— CHALLENGE —
Write out the entries below exactly, starting at the first line and stopping after the line that contains "from matplotlib.ticker import"; skip all pictures.

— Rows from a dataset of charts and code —
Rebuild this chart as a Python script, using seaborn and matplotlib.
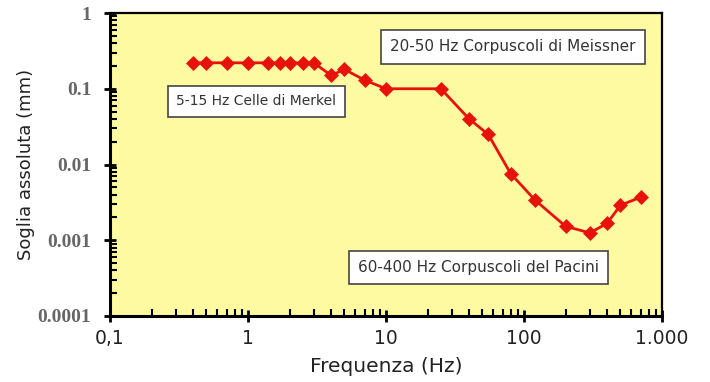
import matplotlib
matplotlib.use("Agg")
import matplotlib.pyplot as plt
import seaborn as sns
import pandas as pd
from matplotlib.ticker import FixedLocator, LogLocator, NullFormatter

# Data
freq_hz = [0.4, 0.5, 0.7, 1.0, 1.4, 1.7, 2.0, 2.5, 3.0, 4.0, 5.0, 7.0, 10, 25, 40, 55, 80, 120, 200, 300, 400, 500, 700]
threshold_mm = [0.22, 0.22, 0.22, 0.22, 0.22, 0.22, 0.22, 0.22, 0.22, 0.15, 0.18, 0.13, 0.10, 0.10,
                0.040, 0.025, 0.0076, 0.0034, 0.00153, 0.00125, 0.00167, 0.0029, 0.0037]
x_ticks = [0.1, 1, 10, 100, 1000]
x_tick_labels = ["0,1", "1", "10", "100", "1.000"]
y_ticks = [0.0001, 0.001, 0.01, 0.1, 1]
y_tick_labels = ["0.0001", "0.001", "0.01", "0.1", "1"]
annotations = ["5-15 Hz Celle di Merkel", "20-50 Hz Corpuscoli di Meissner", "60-400 Hz Corpuscoli del Pacini"]

df = pd.DataFrame({"Frequenza": freq_hz, "Soglia": threshold_mm})

sns.set_theme(style="white")
plt.rcParams["font.family"] = ["DejaVu Sans"]

fig = plt.figure(figsize=(7.1, 3.82), dpi=100)
ax = fig.add_axes([110 / 710, 1 - 316 / 382, 552 / 710, 303 / 382])
ax.set_facecolor("#FDFAA2")

sns.lineplot(data=df, x="Frequenza", y="Soglia", ax=ax, color="#E8120C", linewidth=2,
             marker="D", markersize=7, markeredgecolor="#E8120C", markeredgewidth=0.5)

ax.set_xscale("log")
ax.set_yscale("log")
ax.set_xlim(0.1, 1000)
ax.set_ylim(0.0001, 1)

ax.xaxis.set_major_locator(FixedLocator(x_ticks))
ax.set_xticklabels(x_tick_labels)
ax.xaxis.set_minor_locator(LogLocator(base=10, subs=range(2, 10)))
ax.xaxis.set_minor_formatter(NullFormatter())
ax.yaxis.set_major_locator(FixedLocator(y_ticks))
ax.set_yticklabels(y_tick_labels)
ax.yaxis.set_minor_locator(LogLocator(base=10, subs=range(2, 10)))
ax.yaxis.set_minor_formatter(NullFormatter())

ax.tick_params(axis="both", which="major", direction="inout", length=9, width=2, color="black",
               left=True, bottom=True)
ax.tick_params(axis="both", which="minor", direction="in", length=5, width=1.5, color="black",
               left=True, bottom=True)
ax.tick_params(axis="x", which="major", labelsize=13.5, pad=5, labelcolor="#222222")
ax.tick_params(axis="y", which="major", labelsize=14, pad=9)
for lab in ax.get_yticklabels():
    lab.set_fontfamily("Liberation Serif")
    lab.set_fontweight("bold")
    lab.set_color("#666666")

for side in ["left", "bottom"]:
    ax.spines[side].set_linewidth(2.2)
    ax.spines[side].set_color("black")
for side in ["top", "right"]:
    ax.spines[side].set_linewidth(1.6)
    ax.spines[side].set_color("black")

ax.set_xlabel("Frequenza (Hz)", fontsize=14.5, color="#222222", labelpad=6)
ax.set_ylabel("Soglia assoluta (mm)", fontsize=13, color="#222222", labelpad=2)

box = dict(boxstyle="square,pad=0.6", facecolor="white", edgecolor="#444444", linewidth=1.2)
ax.text(0.265, 0.708, annotations[0], transform=ax.transAxes, ha="center", va="center",
        fontsize=10, color="#333333", bbox=box)
ax.text(0.730, 0.888, annotations[1], transform=ax.transAxes, ha="center", va="center",
        fontsize=11, color="#333333", bbox=box)
ax.text(0.667, 0.160, annotations[2], transform=ax.transAxes, ha="center", va="center",
        fontsize=11, color="#333333", bbox=box)

fig.savefig("out.png", dpi=100, facecolor="white")
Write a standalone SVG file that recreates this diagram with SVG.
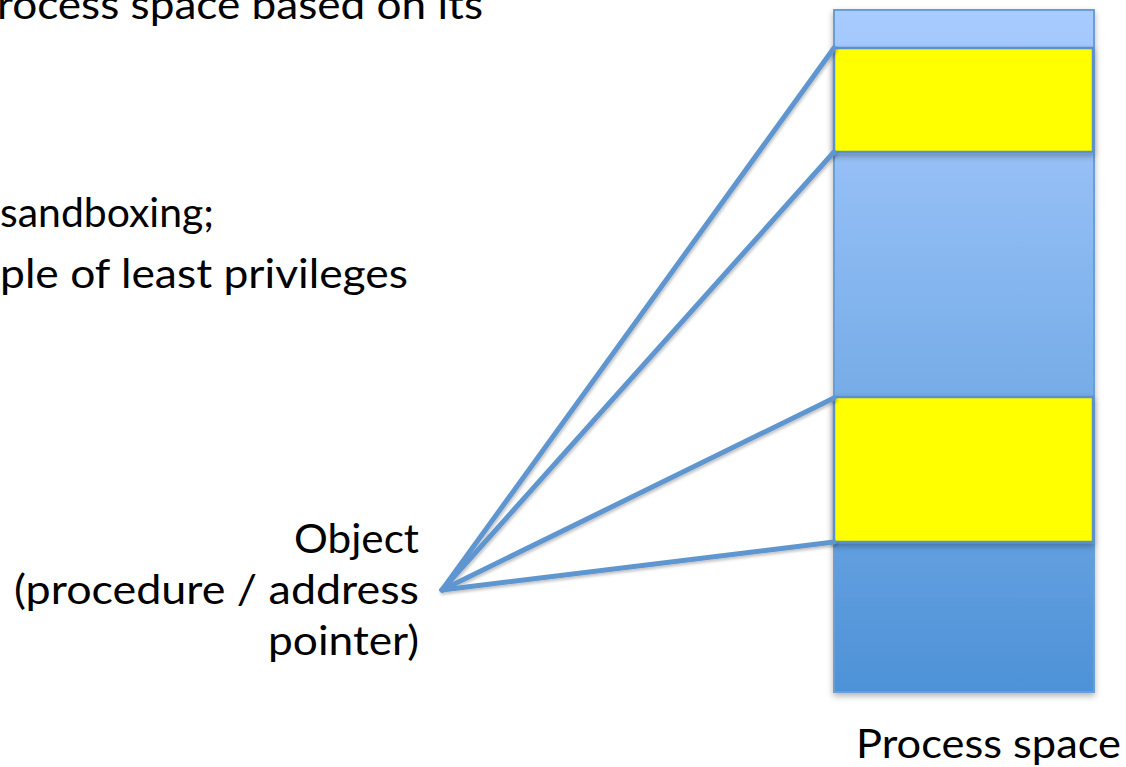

— RESPONSE —
Rebuild this chart as a Python script, using seaborn and matplotlib.
import matplotlib
matplotlib.use("Agg")
import matplotlib.pyplot as plt
import seaborn as sns
import pandas as pd
from matplotlib.ticker import FixedLocator, LogLocator, NullFormatter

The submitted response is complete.